Short task:
The lines to print start at the one containing "Give me the Altair source for this chart." and end at the one containing "import pandas as pd"; print them exactly, ends included, and only them.

Information shown:

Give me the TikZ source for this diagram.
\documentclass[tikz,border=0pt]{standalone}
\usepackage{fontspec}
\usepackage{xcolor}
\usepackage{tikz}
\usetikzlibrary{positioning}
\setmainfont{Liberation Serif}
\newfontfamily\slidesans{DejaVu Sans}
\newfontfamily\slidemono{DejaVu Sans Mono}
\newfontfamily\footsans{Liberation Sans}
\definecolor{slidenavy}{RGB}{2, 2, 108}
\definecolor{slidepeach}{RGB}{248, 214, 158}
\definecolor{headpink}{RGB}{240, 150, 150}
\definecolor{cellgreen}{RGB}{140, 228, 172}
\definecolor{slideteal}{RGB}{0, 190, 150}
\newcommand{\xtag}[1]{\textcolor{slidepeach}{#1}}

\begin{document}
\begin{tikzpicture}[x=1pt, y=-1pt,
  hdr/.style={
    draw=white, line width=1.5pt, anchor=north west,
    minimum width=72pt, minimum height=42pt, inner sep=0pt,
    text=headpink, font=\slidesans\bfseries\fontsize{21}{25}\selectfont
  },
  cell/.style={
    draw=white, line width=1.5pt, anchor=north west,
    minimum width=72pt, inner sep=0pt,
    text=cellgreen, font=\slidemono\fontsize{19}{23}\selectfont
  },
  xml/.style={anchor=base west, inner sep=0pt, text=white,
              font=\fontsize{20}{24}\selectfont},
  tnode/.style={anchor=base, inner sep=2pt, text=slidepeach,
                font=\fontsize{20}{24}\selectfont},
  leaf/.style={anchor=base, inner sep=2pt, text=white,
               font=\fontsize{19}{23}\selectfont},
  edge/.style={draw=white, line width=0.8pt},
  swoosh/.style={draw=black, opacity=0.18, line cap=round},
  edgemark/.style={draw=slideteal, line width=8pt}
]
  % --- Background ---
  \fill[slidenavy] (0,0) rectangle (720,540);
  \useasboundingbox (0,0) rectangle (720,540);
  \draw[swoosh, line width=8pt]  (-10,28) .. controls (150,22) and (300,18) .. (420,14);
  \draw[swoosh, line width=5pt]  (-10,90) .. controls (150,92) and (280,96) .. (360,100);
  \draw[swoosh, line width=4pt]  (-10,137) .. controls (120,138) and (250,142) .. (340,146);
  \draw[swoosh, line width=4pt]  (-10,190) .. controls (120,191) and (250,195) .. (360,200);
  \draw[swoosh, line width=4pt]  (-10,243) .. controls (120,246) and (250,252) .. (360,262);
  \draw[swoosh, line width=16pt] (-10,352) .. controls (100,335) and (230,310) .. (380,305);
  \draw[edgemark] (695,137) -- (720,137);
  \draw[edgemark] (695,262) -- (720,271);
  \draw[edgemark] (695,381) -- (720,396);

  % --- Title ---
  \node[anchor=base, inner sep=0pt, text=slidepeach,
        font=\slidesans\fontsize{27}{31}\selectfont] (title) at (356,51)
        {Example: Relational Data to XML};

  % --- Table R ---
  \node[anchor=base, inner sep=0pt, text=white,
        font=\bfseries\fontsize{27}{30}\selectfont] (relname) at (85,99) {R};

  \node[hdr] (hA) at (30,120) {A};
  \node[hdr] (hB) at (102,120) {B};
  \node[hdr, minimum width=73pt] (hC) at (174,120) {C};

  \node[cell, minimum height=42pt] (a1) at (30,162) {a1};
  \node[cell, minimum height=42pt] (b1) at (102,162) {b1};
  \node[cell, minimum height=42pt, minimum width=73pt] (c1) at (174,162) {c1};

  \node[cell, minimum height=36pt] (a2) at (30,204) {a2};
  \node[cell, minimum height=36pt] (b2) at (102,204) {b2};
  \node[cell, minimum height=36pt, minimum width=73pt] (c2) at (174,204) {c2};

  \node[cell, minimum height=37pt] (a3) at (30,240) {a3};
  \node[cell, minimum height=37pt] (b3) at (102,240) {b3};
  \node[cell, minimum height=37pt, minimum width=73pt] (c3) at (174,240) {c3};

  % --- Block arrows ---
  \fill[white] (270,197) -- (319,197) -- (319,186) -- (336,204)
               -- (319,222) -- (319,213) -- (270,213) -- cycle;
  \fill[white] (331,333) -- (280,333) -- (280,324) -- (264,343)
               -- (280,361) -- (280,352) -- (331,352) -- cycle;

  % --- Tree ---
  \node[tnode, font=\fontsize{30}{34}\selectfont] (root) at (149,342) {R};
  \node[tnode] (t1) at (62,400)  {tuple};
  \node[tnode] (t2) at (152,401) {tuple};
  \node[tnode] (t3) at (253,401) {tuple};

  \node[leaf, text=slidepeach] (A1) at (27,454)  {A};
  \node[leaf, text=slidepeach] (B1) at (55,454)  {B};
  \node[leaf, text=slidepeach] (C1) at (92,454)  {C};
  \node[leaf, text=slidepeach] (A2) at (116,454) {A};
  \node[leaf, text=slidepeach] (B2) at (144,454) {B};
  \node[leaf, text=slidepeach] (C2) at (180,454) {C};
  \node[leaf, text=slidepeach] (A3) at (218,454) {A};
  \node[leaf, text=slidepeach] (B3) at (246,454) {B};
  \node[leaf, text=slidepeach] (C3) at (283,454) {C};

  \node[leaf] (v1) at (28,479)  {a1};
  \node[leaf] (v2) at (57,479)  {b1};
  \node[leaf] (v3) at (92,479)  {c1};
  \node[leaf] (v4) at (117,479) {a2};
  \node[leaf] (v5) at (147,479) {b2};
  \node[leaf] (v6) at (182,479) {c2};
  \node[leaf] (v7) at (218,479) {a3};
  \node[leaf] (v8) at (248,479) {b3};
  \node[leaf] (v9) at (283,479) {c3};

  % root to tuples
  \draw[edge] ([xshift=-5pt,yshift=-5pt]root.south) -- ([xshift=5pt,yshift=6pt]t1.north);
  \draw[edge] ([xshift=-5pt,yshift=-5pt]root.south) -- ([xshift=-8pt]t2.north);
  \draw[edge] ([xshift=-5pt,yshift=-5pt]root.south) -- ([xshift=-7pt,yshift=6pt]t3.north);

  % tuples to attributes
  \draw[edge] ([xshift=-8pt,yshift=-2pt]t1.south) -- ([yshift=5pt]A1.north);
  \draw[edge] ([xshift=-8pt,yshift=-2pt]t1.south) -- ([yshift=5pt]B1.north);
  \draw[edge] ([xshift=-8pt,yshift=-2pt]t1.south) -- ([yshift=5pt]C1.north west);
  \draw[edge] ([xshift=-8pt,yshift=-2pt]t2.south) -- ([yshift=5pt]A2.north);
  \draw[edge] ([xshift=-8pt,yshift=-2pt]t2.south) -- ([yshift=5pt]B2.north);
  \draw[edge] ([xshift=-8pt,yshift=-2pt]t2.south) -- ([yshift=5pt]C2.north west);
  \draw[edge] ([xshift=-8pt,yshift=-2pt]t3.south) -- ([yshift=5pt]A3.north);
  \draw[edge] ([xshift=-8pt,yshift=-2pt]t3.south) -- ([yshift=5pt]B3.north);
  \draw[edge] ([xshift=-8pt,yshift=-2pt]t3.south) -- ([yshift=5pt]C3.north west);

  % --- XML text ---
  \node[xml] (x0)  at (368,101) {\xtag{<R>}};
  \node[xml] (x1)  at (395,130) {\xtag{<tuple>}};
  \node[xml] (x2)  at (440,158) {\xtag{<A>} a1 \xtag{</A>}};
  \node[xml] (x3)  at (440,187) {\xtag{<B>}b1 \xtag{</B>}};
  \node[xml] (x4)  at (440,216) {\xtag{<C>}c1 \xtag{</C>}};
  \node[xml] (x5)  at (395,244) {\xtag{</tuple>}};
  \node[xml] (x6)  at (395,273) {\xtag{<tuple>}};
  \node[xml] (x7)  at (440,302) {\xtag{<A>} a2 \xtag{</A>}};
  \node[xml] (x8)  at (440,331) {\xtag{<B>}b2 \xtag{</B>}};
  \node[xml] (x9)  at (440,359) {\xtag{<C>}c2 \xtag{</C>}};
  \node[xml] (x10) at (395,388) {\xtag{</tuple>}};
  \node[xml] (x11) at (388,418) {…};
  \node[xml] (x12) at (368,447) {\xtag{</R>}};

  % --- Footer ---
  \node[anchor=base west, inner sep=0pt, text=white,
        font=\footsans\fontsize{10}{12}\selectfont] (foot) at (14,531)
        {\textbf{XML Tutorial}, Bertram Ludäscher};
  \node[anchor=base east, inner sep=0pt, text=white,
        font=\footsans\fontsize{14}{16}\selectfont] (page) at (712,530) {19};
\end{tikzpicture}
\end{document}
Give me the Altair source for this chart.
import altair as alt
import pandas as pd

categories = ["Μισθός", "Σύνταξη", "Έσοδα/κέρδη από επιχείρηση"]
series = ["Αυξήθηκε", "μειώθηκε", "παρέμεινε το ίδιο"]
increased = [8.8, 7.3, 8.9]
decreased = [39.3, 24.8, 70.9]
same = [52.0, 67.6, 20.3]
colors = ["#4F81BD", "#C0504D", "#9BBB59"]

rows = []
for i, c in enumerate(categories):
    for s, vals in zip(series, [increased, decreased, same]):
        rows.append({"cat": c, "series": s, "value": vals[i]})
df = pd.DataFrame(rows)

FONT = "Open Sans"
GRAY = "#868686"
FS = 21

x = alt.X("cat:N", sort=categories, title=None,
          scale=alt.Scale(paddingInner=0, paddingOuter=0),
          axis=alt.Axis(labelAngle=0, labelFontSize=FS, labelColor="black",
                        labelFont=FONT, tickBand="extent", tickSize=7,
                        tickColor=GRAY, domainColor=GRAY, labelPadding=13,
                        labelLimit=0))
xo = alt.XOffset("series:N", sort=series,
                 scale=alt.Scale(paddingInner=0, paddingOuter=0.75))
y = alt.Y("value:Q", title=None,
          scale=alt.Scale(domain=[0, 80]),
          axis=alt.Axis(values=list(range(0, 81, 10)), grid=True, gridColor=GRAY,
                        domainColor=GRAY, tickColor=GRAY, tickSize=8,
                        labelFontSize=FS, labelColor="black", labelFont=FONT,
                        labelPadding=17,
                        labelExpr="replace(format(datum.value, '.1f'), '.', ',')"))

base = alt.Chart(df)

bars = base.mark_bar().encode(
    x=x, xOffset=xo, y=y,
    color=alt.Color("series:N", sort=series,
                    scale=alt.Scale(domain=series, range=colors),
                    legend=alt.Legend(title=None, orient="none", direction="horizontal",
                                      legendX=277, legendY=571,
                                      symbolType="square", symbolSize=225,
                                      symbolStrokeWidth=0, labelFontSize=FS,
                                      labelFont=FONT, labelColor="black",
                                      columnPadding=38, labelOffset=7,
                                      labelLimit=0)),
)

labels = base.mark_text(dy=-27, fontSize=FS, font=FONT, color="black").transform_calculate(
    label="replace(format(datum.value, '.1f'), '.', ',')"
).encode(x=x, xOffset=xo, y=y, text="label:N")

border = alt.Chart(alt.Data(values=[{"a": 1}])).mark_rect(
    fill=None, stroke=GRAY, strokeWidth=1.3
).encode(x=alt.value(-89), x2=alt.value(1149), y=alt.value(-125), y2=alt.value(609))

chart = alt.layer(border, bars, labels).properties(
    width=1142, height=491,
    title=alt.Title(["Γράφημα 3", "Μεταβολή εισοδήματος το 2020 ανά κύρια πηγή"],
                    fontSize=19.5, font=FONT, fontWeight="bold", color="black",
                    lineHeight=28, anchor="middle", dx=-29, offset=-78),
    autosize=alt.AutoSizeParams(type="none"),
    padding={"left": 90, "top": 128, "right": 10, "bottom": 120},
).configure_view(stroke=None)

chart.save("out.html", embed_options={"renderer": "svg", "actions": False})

Result below:
Give me the Altair source for this chart.
import altair as alt
import pandas as pd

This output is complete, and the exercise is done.